To repine (pronounced ruh-PINE) is to be in low spirits generally, complaining or fretting. It can also mean to yearn for something.
It is a venerable English word, from the Middle English repinen, “to be aggrieved,” and the Old English pinian, “to cause to suffer.” Pinen is also the root of the verb pine, “to waste away from longing.”
You may have heard Orlando Gibbons’s “Do not repine, fair sun.” Or you may recall the widower Mr. Pecksniff: “ ‘Do not repine, my friends,’ said Mr. Pecksniff, tenderly. ‘Do not weep for me. It is chronic.’ ” Or Jane Eyre saying, “I wonder at the goodness of God; the generosity of my friends; the bounty of my lot. I do not repine.”

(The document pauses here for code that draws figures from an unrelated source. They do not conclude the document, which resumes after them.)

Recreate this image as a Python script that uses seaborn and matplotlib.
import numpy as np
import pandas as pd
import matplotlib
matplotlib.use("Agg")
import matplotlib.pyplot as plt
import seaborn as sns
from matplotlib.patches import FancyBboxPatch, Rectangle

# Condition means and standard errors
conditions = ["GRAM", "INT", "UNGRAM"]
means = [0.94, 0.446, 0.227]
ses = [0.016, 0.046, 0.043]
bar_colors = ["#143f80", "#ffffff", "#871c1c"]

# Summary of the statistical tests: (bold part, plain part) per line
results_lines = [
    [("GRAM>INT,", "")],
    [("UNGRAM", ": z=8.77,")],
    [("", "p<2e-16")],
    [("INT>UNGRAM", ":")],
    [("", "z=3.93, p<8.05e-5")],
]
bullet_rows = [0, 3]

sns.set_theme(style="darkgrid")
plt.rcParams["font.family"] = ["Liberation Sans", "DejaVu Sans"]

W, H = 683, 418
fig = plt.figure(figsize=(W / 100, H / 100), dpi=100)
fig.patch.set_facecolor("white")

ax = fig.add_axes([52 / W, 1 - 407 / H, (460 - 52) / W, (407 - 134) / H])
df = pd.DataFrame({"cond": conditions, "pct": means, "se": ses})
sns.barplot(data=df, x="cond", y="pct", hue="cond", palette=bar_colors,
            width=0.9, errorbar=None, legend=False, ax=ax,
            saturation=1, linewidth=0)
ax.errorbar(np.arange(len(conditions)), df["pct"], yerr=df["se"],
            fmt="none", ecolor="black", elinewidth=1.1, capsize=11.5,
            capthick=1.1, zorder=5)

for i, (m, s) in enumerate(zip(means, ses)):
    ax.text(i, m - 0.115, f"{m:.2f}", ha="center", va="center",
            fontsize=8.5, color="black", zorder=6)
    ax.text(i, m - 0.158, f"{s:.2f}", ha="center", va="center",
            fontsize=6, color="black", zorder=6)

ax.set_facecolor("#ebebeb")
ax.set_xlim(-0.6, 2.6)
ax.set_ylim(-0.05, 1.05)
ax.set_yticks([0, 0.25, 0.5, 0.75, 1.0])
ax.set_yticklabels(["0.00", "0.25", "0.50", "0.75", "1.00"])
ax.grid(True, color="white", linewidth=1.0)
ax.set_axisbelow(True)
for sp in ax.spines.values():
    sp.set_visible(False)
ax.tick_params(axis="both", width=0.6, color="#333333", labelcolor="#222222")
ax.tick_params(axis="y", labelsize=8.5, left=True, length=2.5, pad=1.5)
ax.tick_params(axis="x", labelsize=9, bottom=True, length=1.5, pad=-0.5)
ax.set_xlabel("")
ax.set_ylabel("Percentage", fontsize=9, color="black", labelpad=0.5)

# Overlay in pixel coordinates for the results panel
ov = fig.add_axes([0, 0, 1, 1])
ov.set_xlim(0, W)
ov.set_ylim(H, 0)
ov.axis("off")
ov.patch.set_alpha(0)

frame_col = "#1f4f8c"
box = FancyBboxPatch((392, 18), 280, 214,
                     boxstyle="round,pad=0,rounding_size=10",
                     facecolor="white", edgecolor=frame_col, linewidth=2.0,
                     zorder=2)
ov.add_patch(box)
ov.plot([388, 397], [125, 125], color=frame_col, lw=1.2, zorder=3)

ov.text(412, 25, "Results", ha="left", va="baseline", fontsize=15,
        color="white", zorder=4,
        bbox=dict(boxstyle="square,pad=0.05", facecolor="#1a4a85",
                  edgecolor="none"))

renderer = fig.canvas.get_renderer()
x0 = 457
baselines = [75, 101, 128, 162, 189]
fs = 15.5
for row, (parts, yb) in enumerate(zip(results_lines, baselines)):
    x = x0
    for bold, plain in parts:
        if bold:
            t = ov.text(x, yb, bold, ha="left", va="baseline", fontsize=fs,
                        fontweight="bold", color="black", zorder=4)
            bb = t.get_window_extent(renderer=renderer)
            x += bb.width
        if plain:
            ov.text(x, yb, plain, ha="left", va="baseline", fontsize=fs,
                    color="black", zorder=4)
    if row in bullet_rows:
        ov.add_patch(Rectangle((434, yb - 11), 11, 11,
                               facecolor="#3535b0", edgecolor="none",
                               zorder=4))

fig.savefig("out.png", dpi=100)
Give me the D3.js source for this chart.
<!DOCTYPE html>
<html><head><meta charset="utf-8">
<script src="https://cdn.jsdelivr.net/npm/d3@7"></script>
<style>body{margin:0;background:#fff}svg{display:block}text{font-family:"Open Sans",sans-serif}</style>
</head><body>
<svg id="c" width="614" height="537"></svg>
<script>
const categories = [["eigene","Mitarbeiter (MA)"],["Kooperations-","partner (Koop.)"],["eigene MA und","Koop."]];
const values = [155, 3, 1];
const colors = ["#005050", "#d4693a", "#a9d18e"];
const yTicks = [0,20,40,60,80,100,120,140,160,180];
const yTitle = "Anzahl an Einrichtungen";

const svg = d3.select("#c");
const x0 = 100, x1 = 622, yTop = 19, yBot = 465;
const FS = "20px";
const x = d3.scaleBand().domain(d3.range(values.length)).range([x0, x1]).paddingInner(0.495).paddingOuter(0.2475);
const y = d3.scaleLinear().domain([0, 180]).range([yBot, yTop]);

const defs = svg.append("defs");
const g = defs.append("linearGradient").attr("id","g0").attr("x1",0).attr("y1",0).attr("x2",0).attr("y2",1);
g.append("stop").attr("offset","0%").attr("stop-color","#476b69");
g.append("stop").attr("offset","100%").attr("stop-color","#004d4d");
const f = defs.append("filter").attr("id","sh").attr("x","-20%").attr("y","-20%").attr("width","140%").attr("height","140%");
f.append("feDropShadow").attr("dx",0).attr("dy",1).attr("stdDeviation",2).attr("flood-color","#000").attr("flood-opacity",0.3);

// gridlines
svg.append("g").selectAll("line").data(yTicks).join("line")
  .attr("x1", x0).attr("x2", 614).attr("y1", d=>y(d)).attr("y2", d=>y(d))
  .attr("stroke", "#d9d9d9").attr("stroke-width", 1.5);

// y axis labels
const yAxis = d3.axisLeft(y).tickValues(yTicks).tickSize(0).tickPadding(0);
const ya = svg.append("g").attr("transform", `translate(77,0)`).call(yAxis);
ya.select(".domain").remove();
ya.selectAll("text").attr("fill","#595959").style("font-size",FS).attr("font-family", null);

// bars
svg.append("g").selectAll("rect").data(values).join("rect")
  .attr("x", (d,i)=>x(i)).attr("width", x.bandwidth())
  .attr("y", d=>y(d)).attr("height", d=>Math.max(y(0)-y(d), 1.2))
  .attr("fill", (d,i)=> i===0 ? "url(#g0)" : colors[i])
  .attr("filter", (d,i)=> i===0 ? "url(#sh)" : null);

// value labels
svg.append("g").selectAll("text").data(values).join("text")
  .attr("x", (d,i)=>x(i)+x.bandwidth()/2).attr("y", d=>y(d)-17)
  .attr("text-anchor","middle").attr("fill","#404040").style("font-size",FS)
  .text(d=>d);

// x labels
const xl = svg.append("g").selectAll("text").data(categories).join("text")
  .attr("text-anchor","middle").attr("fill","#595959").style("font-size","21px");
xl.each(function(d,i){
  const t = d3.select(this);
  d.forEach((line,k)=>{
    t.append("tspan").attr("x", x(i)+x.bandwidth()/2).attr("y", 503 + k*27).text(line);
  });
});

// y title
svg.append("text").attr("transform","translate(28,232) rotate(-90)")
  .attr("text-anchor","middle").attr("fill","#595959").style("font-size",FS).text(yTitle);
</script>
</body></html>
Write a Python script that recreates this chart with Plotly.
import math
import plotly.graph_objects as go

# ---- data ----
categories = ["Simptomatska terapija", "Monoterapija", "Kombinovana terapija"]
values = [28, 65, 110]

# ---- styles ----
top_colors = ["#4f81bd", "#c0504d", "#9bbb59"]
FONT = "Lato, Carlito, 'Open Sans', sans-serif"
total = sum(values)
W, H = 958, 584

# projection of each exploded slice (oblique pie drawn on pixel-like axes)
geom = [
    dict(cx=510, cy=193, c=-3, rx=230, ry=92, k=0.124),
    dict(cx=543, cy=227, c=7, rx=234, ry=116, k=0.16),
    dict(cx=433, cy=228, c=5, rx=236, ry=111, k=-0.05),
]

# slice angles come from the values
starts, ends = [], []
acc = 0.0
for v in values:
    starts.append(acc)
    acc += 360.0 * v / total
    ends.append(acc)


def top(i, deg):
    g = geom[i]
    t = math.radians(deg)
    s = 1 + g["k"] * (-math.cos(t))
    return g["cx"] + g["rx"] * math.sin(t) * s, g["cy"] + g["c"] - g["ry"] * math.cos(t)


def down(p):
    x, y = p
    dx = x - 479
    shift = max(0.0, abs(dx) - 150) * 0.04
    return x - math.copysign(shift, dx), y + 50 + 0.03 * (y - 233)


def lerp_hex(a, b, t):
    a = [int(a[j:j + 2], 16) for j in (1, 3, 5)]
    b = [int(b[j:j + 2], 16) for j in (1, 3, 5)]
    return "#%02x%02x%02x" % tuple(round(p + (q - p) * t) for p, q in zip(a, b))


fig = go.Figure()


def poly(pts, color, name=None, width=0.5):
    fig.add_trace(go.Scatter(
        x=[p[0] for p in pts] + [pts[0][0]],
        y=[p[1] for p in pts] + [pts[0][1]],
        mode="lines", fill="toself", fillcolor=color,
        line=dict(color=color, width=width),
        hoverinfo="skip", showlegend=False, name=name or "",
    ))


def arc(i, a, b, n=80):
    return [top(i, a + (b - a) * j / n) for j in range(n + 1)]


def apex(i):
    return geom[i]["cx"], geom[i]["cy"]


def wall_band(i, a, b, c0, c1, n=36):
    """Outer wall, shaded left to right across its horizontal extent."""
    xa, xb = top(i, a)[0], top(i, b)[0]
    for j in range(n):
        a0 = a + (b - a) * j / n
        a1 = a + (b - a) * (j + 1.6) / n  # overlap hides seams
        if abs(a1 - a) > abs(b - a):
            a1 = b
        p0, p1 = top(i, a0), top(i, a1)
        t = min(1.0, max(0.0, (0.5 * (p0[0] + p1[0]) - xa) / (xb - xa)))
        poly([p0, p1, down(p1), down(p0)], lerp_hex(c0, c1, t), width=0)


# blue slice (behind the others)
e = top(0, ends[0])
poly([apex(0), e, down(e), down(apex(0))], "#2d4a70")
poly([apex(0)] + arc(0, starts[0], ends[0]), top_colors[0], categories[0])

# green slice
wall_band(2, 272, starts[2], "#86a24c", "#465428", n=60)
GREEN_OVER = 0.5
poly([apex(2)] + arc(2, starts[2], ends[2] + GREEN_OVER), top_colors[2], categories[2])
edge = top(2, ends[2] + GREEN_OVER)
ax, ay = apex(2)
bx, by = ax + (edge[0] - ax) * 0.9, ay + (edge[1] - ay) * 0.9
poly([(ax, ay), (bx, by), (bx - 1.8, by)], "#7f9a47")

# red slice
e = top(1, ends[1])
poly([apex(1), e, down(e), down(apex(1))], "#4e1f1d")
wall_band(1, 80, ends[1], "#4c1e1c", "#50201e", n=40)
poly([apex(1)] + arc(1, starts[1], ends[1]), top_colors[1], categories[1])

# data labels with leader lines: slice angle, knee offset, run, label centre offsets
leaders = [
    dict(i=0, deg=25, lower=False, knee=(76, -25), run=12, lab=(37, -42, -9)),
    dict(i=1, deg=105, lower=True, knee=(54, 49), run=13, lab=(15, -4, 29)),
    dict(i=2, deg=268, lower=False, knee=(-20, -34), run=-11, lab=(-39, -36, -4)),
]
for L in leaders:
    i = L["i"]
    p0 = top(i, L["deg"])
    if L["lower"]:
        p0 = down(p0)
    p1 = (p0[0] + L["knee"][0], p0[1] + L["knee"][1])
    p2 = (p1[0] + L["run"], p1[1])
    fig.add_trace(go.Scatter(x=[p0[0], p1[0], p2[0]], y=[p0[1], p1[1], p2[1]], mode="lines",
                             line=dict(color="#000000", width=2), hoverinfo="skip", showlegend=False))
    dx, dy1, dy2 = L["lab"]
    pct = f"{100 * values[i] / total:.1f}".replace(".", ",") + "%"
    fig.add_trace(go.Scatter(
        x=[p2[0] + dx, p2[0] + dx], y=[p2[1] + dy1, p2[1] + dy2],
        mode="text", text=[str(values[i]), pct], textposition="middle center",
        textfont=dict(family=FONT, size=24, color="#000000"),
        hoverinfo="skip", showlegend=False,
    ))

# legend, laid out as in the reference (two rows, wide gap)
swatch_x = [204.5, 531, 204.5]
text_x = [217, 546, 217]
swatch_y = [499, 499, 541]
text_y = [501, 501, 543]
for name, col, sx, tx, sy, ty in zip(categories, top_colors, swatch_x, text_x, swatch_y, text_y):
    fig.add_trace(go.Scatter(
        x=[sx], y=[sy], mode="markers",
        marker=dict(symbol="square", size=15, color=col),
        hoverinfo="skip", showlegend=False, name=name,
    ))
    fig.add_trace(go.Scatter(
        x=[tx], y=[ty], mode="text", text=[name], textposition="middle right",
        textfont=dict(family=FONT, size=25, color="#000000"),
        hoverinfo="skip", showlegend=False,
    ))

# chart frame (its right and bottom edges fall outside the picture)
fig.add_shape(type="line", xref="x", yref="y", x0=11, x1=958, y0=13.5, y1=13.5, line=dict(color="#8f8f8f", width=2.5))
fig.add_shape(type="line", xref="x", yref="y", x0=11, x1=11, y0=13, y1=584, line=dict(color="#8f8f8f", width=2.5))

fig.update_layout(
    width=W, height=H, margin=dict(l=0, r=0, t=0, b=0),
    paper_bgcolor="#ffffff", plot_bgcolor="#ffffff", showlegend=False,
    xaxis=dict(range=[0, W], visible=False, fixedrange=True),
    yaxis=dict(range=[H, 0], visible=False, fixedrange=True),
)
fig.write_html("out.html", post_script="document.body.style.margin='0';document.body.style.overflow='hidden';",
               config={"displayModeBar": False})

Example: In an interview with Barbara Walter on “20/20” in 1999, Hugh Downs remarked on aging: “If I get so I can’t get on a horse or scuba dive or something, there’s a lot of music to listen to, and there’s a lot of reading to do. So I—I don’t think I would repine about that, but I do have a slight dread of a kind of deterioration that I would not want to live with, the shipwreck of old age.”